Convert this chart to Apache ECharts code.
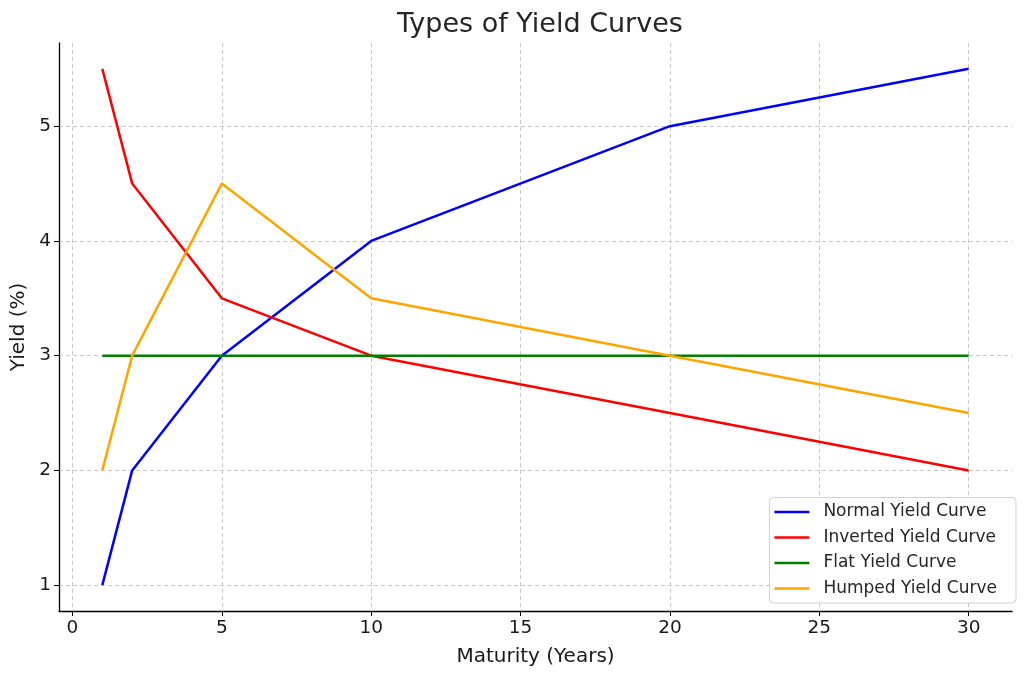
<!DOCTYPE html>
<html><head><meta charset="utf-8">
<script src="https://cdn.jsdelivr.net/npm/echarts@6/dist/echarts.min.js"></script>
<style>html,body{margin:0;padding:0;background:#fff}#c{width:1024px;height:677px}</style>
</head><body><div id="c"></div>
<script>
const maturities = [1, 2, 5, 10, 20, 30];
const normalYield = [1, 2, 3, 4, 5, 5.5];
const invertedYield = [5.5, 4.5, 3.5, 3, 2.5, 2];
const flatYield = [3, 3, 3, 3, 3, 3];
const humpedYield = [2, 3, 4.5, 3.5, 3, 2.5];
const xTicks = [0, 5, 10, 15, 20, 25, 30];
const yTicks = [1, 2, 3, 4, 5];
const seriesNames = ['Normal Yield Curve', 'Inverted Yield Curve', 'Flat Yield Curve', 'Humped Yield Curve'];
const seriesColors = ['#0000ff', '#ff0000', '#008000', '#ffa500'];
const seriesData = [normalYield, invertedYield, flatYield, humpedYield];

const font = 'DejaVu Sans';
const chart = echarts.init(document.getElementById('c'), null, {renderer: 'canvas'});
chart.setOption({
  animation: false,
  textStyle: {fontFamily: font},
  title: {text: 'Types of Yield Curves', left: 392, top: 6,
    textStyle: {fontFamily: font, fontSize: 27, fontWeight: 'normal', color: '#262626'}},
  grid: {left: 59, right: 12, top: 43, bottom: 66},
  legend: {
    orient: 'vertical', right: 8, bottom: 74,
    backgroundColor: '#fff', borderColor: '#d0d0d0', borderWidth: 1, borderRadius: 4,
    padding: [6, 19, 6, 5], itemGap: 8.5, itemWidth: 35, itemHeight: 2.5,
    icon: 'rect',
    textStyle: {fontFamily: font, fontSize: 17, color: '#262626', padding: [0, 0, 0, 9]},
    data: seriesNames
  },
  xAxis: {
    type: 'value', min: -0.45, max: 31.45,
    name: 'Maturity (Years)', nameLocation: 'middle', nameGap: 36,
    nameTextStyle: {fontFamily: font, fontSize: 20, color: '#1a1a1a'},
    axisLine: {show: true, onZero: false, lineStyle: {color: '#000', width: 1.3}},
    axisTick: {show: true, length: 5, lineStyle: {color: '#000'}, customValues: xTicks},
    axisLabel: {fontFamily: font, fontSize: 18.5, color: '#1a1a1a', margin: 8, customValues: xTicks},
    splitLine: {show: true, lineStyle: {color: '#c8c8c8', type: [4, 3], width: 1}, customValues: xTicks}
  },
  yAxis: {
    type: 'value', min: 0.775, max: 5.725,
    name: 'Yield (%)', nameLocation: 'middle', nameGap: 29, nameRotate: 90,
    nameTextStyle: {fontFamily: font, fontSize: 20, color: '#1a1a1a'},
    axisLine: {show: true, onZero: false, lineStyle: {color: '#000', width: 1.3}},
    axisTick: {show: true, length: 5, lineStyle: {color: '#000'}, customValues: yTicks},
    axisLabel: {fontFamily: font, fontSize: 18.5, color: '#1a1a1a', margin: 8, customValues: yTicks},
    splitLine: {show: true, lineStyle: {color: '#c8c8c8', type: [4, 3], width: 1}, customValues: yTicks}
  },
  series: seriesNames.map((n, i) => ({
    name: n, type: 'line', symbol: 'none', color: seriesColors[i],
    lineStyle: {width: 2.5, color: seriesColors[i]},
    data: maturities.map((m, j) => [m, seriesData[i][j]])
  }))
});
</script></body></html>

* WORK TO COMPLETE: Output a faithful copy of the data, with each picture left out.

* TASK ANSWER:
Convert this chart to Apache ECharts code.
<!DOCTYPE html>
<html><head><meta charset="utf-8">
<script src="https://cdn.jsdelivr.net/npm/echarts@6/dist/echarts.min.js"></script>
<style>html,body{margin:0;padding:0;background:#fff}#c{width:1024px;height:677px}</style>
</head><body><div id="c"></div>
<script>
const maturities = [1, 2, 5, 10, 20, 30];
const normalYield = [1, 2, 3, 4, 5, 5.5];
const invertedYield = [5.5, 4.5, 3.5, 3, 2.5, 2];
const flatYield = [3, 3, 3, 3, 3, 3];
const humpedYield = [2, 3, 4.5, 3.5, 3, 2.5];
const xTicks = [0, 5, 10, 15, 20, 25, 30];
const yTicks = [1, 2, 3, 4, 5];
const seriesNames = ['Normal Yield Curve', 'Inverted Yield Curve', 'Flat Yield Curve', 'Humped Yield Curve'];
const seriesColors = ['#0000ff', '#ff0000', '#008000', '#ffa500'];
const seriesData = [normalYield, invertedYield, flatYield, humpedYield];

const font = 'DejaVu Sans';
const chart = echarts.init(document.getElementById('c'), null, {renderer: 'canvas'});
chart.setOption({
  animation: false,
  textStyle: {fontFamily: font},
  title: {text: 'Types of Yield Curves', left: 392, top: 6,
    textStyle: {fontFamily: font, fontSize: 27, fontWeight: 'normal', color: '#262626'}},
  grid: {left: 59, right: 12, top: 43, bottom: 66},
  legend: {
    orient: 'vertical', right: 8, bottom: 74,
    backgroundColor: '#fff', borderColor: '#d0d0d0', borderWidth: 1, borderRadius: 4,
    padding: [6, 19, 6, 5], itemGap: 8.5, itemWidth: 35, itemHeight: 2.5,
    icon: 'rect',
    textStyle: {fontFamily: font, fontSize: 17, color: '#262626', padding: [0, 0, 0, 9]},
    data: seriesNames
  },
  xAxis: {
    type: 'value', min: -0.45, max: 31.45,
    name: 'Maturity (Years)', nameLocation: 'middle', nameGap: 36,
    nameTextStyle: {fontFamily: font, fontSize: 20, color: '#1a1a1a'},
    axisLine: {show: true, onZero: false, lineStyle: {color: '#000', width: 1.3}},
    axisTick: {show: true, length: 5, lineStyle: {color: '#000'}, customValues: xTicks},
    axisLabel: {fontFamily: font, fontSize: 18.5, color: '#1a1a1a', margin: 8, customValues: xTicks},
    splitLine: {show: true, lineStyle: {color: '#c8c8c8', type: [4, 3], width: 1}, customValues: xTicks}
  },
  yAxis: {
    type: 'value', min: 0.775, max: 5.725,
    name: 'Yield (%)', nameLocation: 'middle', nameGap: 29, nameRotate: 90,
    nameTextStyle: {fontFamily: font, fontSize: 20, color: '#1a1a1a'},
    axisLine: {show: true, onZero: false, lineStyle: {color: '#000', width: 1.3}},
    axisTick: {show: true, length: 5, lineStyle: {color: '#000'}, customValues: yTicks},
    axisLabel: {fontFamily: font, fontSize: 18.5, color: '#1a1a1a', margin: 8, customValues: yTicks},
    splitLine: {show: true, lineStyle: {color: '#c8c8c8', type: [4, 3], width: 1}, customValues: yTicks}
  },
  series: seriesNames.map((n, i) => ({
    name: n, type: 'line', symbol: 'none', color: seriesColors[i],
    lineStyle: {width: 2.5, color: seriesColors[i]},
    data: maturities.map((m, j) => [m, seriesData[i][j]])
  }))
});
</script></body></html>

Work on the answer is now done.